We were sitting on the sofa in the living room. My father was drinking bourbon. He had killed nearly half the bottle.

The first time my father got cancer I was six years old. Overnight the world changed. One day my father simply stopped going to work. His big brown toolbox sat unused in the narrow tile hallway. It just sat there day after day like a big brown sore. My father stopped eating dinner. He lay in bed. He whispered with my mother.

That was the year I was learning colors at school. On Monday we learned red. We drew apples and crayoned them in. Mother didn’t have time to look at my apples.

“Apples?” My mother laughed. A strange harsh sound, not like her. “You want red. Red is blood. You’ll see plenty of that soon.” Could she have said that?
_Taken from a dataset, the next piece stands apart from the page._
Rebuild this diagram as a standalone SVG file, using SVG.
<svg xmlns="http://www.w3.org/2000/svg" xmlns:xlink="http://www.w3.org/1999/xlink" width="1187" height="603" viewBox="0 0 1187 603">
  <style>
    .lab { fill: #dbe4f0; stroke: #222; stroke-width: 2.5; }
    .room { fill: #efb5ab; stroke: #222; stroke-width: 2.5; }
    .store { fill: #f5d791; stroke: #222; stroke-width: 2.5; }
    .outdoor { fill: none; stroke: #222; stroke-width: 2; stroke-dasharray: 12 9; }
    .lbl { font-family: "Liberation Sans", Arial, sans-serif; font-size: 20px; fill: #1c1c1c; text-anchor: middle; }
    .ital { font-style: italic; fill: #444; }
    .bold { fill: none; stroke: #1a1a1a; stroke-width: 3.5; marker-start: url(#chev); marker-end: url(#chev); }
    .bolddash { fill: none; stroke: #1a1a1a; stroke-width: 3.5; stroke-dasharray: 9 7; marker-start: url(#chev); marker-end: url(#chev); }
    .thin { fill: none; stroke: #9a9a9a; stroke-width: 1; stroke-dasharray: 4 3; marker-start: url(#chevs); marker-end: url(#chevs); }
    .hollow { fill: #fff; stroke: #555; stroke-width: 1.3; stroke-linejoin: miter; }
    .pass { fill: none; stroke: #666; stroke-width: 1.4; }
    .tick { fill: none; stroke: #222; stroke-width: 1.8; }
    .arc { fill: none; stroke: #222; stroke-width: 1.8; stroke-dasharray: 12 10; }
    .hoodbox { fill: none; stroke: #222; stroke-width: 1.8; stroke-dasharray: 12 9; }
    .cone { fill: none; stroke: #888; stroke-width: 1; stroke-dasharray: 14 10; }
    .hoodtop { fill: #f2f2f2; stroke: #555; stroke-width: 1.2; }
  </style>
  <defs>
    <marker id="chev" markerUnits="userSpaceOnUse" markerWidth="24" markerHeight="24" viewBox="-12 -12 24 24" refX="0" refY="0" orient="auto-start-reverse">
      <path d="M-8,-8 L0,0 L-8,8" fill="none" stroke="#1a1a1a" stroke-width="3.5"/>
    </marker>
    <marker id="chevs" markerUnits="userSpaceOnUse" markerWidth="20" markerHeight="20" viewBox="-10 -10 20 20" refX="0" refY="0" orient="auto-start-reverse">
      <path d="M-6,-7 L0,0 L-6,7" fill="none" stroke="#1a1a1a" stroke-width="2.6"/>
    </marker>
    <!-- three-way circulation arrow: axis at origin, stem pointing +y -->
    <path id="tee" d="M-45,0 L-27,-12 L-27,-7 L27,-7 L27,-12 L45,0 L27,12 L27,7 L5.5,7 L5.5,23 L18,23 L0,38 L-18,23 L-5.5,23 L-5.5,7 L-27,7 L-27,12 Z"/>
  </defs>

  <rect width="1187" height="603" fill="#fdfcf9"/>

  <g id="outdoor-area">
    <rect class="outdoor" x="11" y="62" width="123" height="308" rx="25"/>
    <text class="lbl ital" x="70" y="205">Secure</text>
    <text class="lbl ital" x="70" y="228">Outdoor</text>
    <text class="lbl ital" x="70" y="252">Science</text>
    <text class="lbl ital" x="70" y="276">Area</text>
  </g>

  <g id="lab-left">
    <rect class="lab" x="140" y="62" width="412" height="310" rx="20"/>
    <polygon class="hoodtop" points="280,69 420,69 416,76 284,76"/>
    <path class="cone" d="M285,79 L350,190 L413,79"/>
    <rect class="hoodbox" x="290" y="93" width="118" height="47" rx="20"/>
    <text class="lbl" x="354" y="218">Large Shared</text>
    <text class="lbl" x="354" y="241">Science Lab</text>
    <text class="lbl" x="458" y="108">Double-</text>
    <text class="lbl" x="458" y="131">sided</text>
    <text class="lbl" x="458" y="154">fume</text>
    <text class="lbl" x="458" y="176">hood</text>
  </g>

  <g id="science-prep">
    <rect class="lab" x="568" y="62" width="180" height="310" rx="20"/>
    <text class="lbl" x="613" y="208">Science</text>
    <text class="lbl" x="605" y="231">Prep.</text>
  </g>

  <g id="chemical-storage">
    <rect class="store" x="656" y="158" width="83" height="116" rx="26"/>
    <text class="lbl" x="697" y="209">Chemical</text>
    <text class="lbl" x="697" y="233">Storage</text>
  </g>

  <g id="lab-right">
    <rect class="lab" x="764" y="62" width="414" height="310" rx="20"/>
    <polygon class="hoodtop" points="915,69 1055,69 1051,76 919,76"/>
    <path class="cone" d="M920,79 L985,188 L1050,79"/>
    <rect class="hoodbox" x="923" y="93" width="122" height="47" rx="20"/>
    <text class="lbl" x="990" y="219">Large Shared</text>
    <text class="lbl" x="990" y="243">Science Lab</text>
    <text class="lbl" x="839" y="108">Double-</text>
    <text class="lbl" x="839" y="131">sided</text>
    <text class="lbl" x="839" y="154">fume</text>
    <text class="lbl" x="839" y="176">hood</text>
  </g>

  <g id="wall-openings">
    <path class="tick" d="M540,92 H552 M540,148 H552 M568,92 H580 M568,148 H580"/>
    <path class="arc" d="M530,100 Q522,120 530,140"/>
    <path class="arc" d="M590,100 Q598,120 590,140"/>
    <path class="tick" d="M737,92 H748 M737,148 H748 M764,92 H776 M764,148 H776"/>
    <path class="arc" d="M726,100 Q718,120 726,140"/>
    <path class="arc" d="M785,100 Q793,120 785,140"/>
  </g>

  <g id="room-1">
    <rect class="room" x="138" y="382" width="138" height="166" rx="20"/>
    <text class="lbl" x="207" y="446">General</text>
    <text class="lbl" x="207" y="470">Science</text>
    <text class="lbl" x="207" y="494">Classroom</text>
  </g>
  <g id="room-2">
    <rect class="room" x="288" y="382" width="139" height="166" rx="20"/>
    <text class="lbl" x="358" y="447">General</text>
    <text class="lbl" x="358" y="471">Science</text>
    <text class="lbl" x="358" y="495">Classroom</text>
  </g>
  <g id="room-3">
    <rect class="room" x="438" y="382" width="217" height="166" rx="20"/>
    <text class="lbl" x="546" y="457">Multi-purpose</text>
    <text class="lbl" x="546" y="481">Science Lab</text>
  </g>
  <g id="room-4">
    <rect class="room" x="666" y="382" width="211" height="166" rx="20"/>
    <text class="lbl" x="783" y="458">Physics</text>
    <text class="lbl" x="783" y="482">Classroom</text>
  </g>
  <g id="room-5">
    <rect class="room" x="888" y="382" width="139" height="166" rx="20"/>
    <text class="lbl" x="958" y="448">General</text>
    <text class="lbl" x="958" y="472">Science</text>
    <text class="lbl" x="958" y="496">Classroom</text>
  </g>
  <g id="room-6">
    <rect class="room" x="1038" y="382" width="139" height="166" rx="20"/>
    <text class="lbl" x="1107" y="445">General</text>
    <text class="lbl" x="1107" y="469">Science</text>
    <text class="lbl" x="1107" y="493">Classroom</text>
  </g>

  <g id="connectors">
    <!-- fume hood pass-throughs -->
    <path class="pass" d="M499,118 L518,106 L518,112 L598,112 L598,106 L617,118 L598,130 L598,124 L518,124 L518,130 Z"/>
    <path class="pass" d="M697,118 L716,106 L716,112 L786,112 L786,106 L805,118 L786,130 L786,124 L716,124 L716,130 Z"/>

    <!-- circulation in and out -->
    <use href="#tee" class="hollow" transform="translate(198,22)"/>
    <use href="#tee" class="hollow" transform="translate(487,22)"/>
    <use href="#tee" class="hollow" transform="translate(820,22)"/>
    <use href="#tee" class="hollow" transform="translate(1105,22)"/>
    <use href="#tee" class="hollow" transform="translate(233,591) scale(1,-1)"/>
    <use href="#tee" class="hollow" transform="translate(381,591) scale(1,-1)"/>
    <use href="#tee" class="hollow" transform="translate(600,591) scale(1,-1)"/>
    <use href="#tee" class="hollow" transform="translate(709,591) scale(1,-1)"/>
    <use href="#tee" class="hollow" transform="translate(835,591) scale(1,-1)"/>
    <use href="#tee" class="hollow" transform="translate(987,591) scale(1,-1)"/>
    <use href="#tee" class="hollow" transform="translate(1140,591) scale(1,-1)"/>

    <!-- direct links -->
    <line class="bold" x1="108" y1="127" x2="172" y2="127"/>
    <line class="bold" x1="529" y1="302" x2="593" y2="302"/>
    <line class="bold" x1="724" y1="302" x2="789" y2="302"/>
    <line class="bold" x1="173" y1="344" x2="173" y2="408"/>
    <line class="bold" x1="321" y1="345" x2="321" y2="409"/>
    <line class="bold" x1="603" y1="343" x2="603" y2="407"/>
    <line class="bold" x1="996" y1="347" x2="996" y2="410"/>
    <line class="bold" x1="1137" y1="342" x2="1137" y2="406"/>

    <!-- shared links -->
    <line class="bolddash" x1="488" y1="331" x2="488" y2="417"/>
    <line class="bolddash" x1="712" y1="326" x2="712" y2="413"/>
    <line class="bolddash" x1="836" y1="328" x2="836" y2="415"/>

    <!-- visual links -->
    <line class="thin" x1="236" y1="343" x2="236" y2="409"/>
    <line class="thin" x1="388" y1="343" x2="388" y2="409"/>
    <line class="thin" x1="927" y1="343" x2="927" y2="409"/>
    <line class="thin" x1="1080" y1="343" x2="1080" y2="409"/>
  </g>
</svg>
Friday we learned white and black. The neighbor boy across the street was vying for the gold star with me. We were throwing rocks down by the train station. He leaned over and whispered, “Your father’s dying.”

My father stopped driving his car. Now he sat in Mommy’s seat, leaning against the window while she drove him away every afternoon. He was taking cobalt treatments at the hospital. He was only the second one in Philadelphia to get his throat blown up by a cobalt gun. And what was cobalt? It was a kind of blue, a kind of blue you wore inside. A blue that made my father push his plate of steaming food to the floor and rasp, “Everything tastes like garbage.”
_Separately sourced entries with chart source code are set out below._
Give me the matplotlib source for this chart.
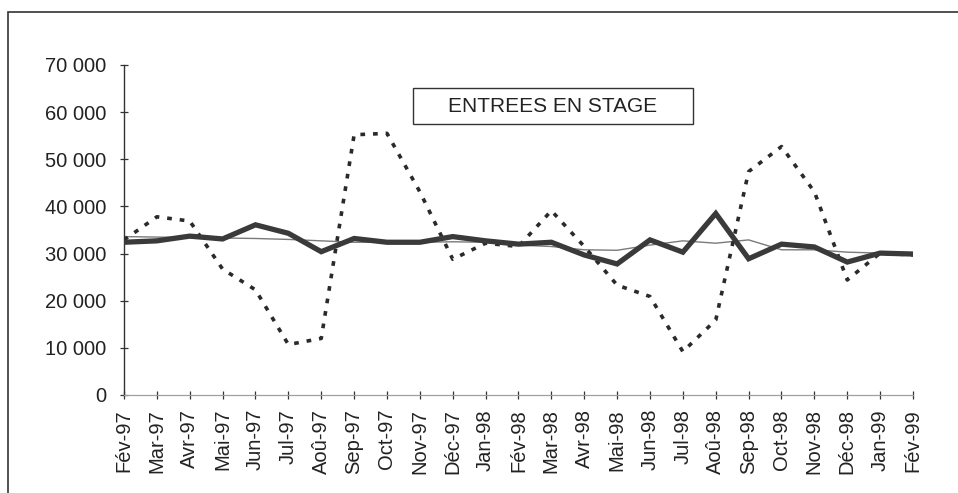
import matplotlib
matplotlib.use("Agg")
import matplotlib.pyplot as plt
from matplotlib.patches import Rectangle

plt.rcParams['font.family'] = ['Liberation Sans', 'DejaVu Sans']

# Monthly labels, Feb 1997 to Feb 1999
months = ['Fév-97', 'Mar-97', 'Avr-97', 'Mai-97', 'Jun-97', 'Jul-97', 'Aoû-97',
          'Sep-97', 'Oct-97', 'Nov-97', 'Déc-97', 'Jan-98', 'Fév-98', 'Mar-98',
          'Avr-98', 'Mai-98', 'Jun-98', 'Jul-98', 'Aoû-98', 'Sep-98', 'Oct-98',
          'Nov-98', 'Déc-98', 'Jan-99', 'Fév-99']

# raw entries (dashed)
brut = [32900, 37800, 36900, 26700, 22300, 10700, 12000, 55200, 55500, 43100,
        28800, 32200, 31500, 39100, 31500, 23300, 20900, 9200, 15900, 47400,
        52700, 43100, 24400, 30100, 29700]

# seasonally adjusted (thick)
cvs = [32400, 32700, 33700, 33100, 36100, 34300, 30400, 33200, 32400, 32400,
       33600, 32700, 32000, 32400, 29700, 27800, 32900, 30300, 38500, 28900,
       32000, 31400, 28200, 30100, 29900]

# trend (thin)
tendance = [33600, 33500, 33400, 33300, 33200, 33000, 32700, 32400, 32400, 32400,
            32500, 32400, 31800, 31500, 30800, 30700, 31800, 32700, 32200, 32900,
            30800, 30800, 30300, 30100, 30100]

yticks = [0, 10000, 20000, 30000, 40000, 50000, 60000, 70000]
ytick_labels = ['0', '10 000', '20 000', '30 000', '40 000', '50 000', '60 000', '70 000']

W, H = 958, 493
fig = plt.figure(figsize=(W / 100, H / 100), dpi=100)
ax = fig.add_axes([124 / W, 1 - 395 / H, (913 - 124) / W, (395 - 65) / H])

x = list(range(len(months)))
ax.plot(x, tendance, color='#7a7a7a', lw=1.0, zorder=2)
ax.plot(x, brut, color='#2a2a2a', lw=2.6, dashes=(1.3, 2.2), zorder=3)
ax.plot(x, cvs, color='#3a3a3a', lw=3.8, solid_joinstyle='miter', zorder=4)

ax.set_xlim(0, 24)
ax.set_ylim(0, 70000)
ax.set_yticks(yticks)
ax.set_yticklabels(ytick_labels)
ax.set_xticks(x)
ax.set_xticklabels(months, rotation=90)

for s in ['top', 'right']:
    ax.spines[s].set_visible(False)
ax.spines['left'].set_color('#333333')
ax.spines['left'].set_linewidth(1.0)
ax.spines['bottom'].set_color('#9aa0a8')
ax.spines['bottom'].set_linewidth(0.9)

ax.tick_params(axis='y', direction='inout', length=6, width=0.9, color='#333333',
               labelsize=14.5, labelcolor='#222222', pad=10)
ax.tick_params(axis='x', direction='inout', length=6, width=0.9, color='#333333',
               labelsize=14.5, labelcolor='#222222', pad=7)

# title box
fig.patches.append(Rectangle((413 / W, 1 - 124 / H), (693 - 413) / W, 36 / H,
                             transform=fig.transFigure, fill=False,
                             edgecolor='#333333', lw=1.0))
fig.text(553 / W, 1 - 106 / H, 'ENTREES EN STAGE', ha='center', va='center',
         fontsize=15, color='#222222')

# outer frame (cut off at right and bottom)
fig.patches.append(Rectangle((8 / W, -0.1), 1.2, 1 - 12 / H + 0.1,
                             transform=fig.transFigure, fill=False,
                             edgecolor='#333333', lw=1.2))

fig.savefig('out.png', dpi=100)
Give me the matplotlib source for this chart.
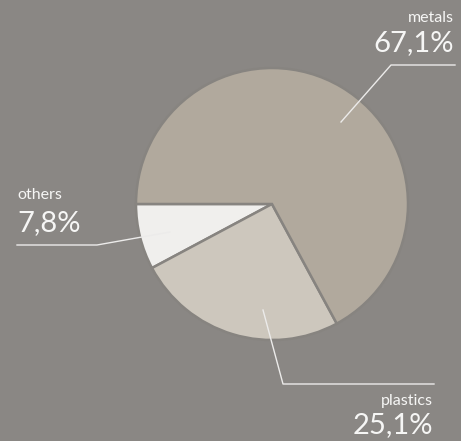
import numpy as np
import matplotlib.pyplot as plt

# donnees
categories = ["others", "plastics", "metals"]
shares = [7.8, 25.1, 67.1]
labels_txt = ["7,8%", "25,1%", "67,1%"]
colors = ["#f0efed", "#cdc7bd", "#b1a99d"]

W, H = 461, 441
bg = "#8a8784"

fig = plt.figure(figsize=(W / 100, H / 100), dpi=100, facecolor=bg)
ax = fig.add_axes([0, 0, 1, 1])
ax.set_facecolor(bg)

cx, cy, r = 272, H - 204, 136
ax.pie(shares, colors=colors, startangle=180, counterclock=True,
       center=(cx, cy), radius=r, frame=True,
       wedgeprops=dict(edgecolor="#878480", linewidth=1.8))
ax.set_xlim(0, W)
ax.set_ylim(0, H)
ax.set_aspect("equal")
ax.axis("off")

# lignes de rappel (coord. pixels, y vers le bas)
leaders = {
    "metals": [(341, 122), (391, 65), (455, 65)],
    "others": [(170, 232), (97, 245), (17, 245)],
    "plastics": [(263, 310), (283, 384), (434, 384)],
}
for pts in leaders.values():
    xs = [p[0] for p in pts]
    ys = [H - p[1] for p in pts]
    ax.plot(xs, ys, color="#ecebea", lw=1.0)

fam = ["Lato", "DejaVu Sans"]
tc = "#f6f6f5"
# positions des textes
txt = {
    "metals": (454, 18, 43, "right"),
    "others": (17, 195, 223, "left"),
    "plastics": (433, 401, 425, "right"),
}
for i, cat in enumerate(categories):
    x, y1, y2, ha = txt[cat]
    ax.text(x, H - y1, cat, color=tc, fontsize=11.5, family=fam,
            weight="normal", ha=ha, va="center")
    ax.text(x, H - y2, labels_txt[i], color=tc, fontsize=21, family=fam,
            weight="normal", ha=ha, va="center")

fig.savefig("out.png", dpi=100, facecolor=bg)
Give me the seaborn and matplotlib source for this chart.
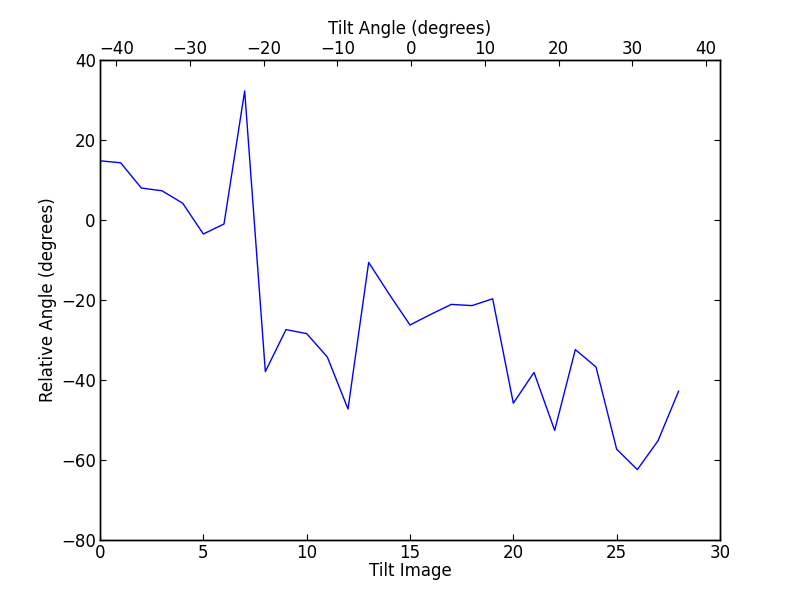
import numpy as np
import pandas as pd
import matplotlib
matplotlib.use("Agg")
import matplotlib.pyplot as plt
import seaborn as sns

# values
tilt_image = list(range(29))
relative_angle = [14.8, 14.3, 8.0, 7.3, 4.2, -3.5, -1.0, 32.25,
                  -37.9, -27.4, -28.4, -34.25, -47.25, -10.6, -18.6, -26.25,
                  -23.6, -21.1, -21.4, -19.7, -45.8, -38.1, -52.6, -32.4,
                  -36.75, -57.3, -62.4, -55.2, -42.75]
tilt_angle_limits = (-42.2, 41.9)

df = pd.DataFrame({"image": tilt_image, "angle": relative_angle})

sns.set_style("white")
plt.rcParams["font.family"] = ["DejaVu Sans"]
plt.rcParams["font.size"] = 12
plt.rcParams["text.color"] = "black"
plt.rcParams["axes.labelcolor"] = "black"
plt.rcParams["xtick.color"] = "black"
plt.rcParams["ytick.color"] = "black"
plt.rcParams["xtick.direction"] = "in"
plt.rcParams["ytick.direction"] = "in"

fig = plt.figure(figsize=(8, 6), dpi=100)
ax = fig.add_axes([0.125, 0.1, 0.775, 0.8])

sns.lineplot(data=df, x="image", y="angle", color="b", linewidth=1, ax=ax)
ax.set_xlim(0, 30)
ax.set_ylim(-80, 40)
ax.set_xticks(np.arange(0, 31, 5))
ax.set_yticks(np.arange(-80, 41, 20))
ax.set_xlabel("Tilt Image", fontsize=12, labelpad=0)
ax.set_ylabel("Relative Angle (degrees)", fontsize=12, labelpad=3)
ax.tick_params(axis="both", labelsize=12, length=4, width=0.8, pad=3,
               left=True, right=True, bottom=True, top=False)

# top axis for the tilt angles
ax2 = ax.twiny()
ax2.set_xlim(*tilt_angle_limits)
ax2.set_xticks(np.arange(-40, 41, 10))
ax2.set_xlabel("Tilt Angle (degrees)", fontsize=12, labelpad=4)
ax2.tick_params(axis="x", labelsize=12, length=4, width=0.8, pad=1.5,
                direction="in", top=True, bottom=False)

for a in (ax, ax2):
    for s in a.spines.values():
        s.set_color("black")
        s.set_linewidth(1)

fig.savefig("out.png", dpi=100, facecolor="white")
I watched my father fill his glass with bourbon. After what seemed like a long time I said, “Daddy, I need a philosophy for all this.” I was aware, painfully, achingly aware, that my father and I might never speak to one another again.

“Life’s a grab bag,” my father said. “It’s all a matter of chance. Take it off the top and don’t look back. There are no guarantees. It’s all a photo finish. You know what separates a hero from a bum? Inches. A nose under the wire.”

Was he offering me his particular brand of Zen? I thought of all the years between the cancers, years my father spent content in his special solitude. He would stand at dusk watering the backyard, wrapped in his own personal communion with peach blossoms and twilight. He watched each sunset carefully, individually. For twenty years he lived waiting for the wild cells to come again, that black invasion. The ambush at the turn in the road.

“What are you thinking?” I would ask my father as he stood with his hose pointed at the roots of the apricot tree. Francine would be at a film premiere. Francine would be out of town on business or at a budget meeting.

“I’m thinking that shit always comes back. Sooner or later.” My father would sometimes say.

Now my father looked at me. His face seemed to be slowly collapsing. Then he glanced at his watch. He turned on the television. The UCLA Bruins were playing the Washington Huskies. Dogs versus bears. Godzilla versus Mothra. God, it was all falling apart.

“I want to tell you something about your mother,” my father said during the first commercial. Young men washed in the ecstasy of macho male companionship rode a jeep through barren country and embraced at a bar piled up with beer cans. “You only go around once,” the announcer said. I thought, if this is a cosmic connection, I am grossly unprepared.

“I’m hip to Francine,” my father said. “I knew it couldn’t go on forever. I was thirty-five. She was some sixteen-year-old street kid. Crazy. Talking about poetry. Talking about communists. Running around in black tights, some kind of beatnik. Hanging out in the Village. I knew she wasn’t playing with a full deck. And skinny. She had malnutrition. She was six months away from a whorehouse. But I don’t blame her, dig?” My father looked at me hard.

“We were gamblers,” my father said. “I got sick and it changed the whole balance. Your mother has a father thing. Some complex from being deserted. The welfare people were sending her to a Park Avenue psychiatrist when I met her.” My father lit a cigar. He smoked it slowly, savoring it.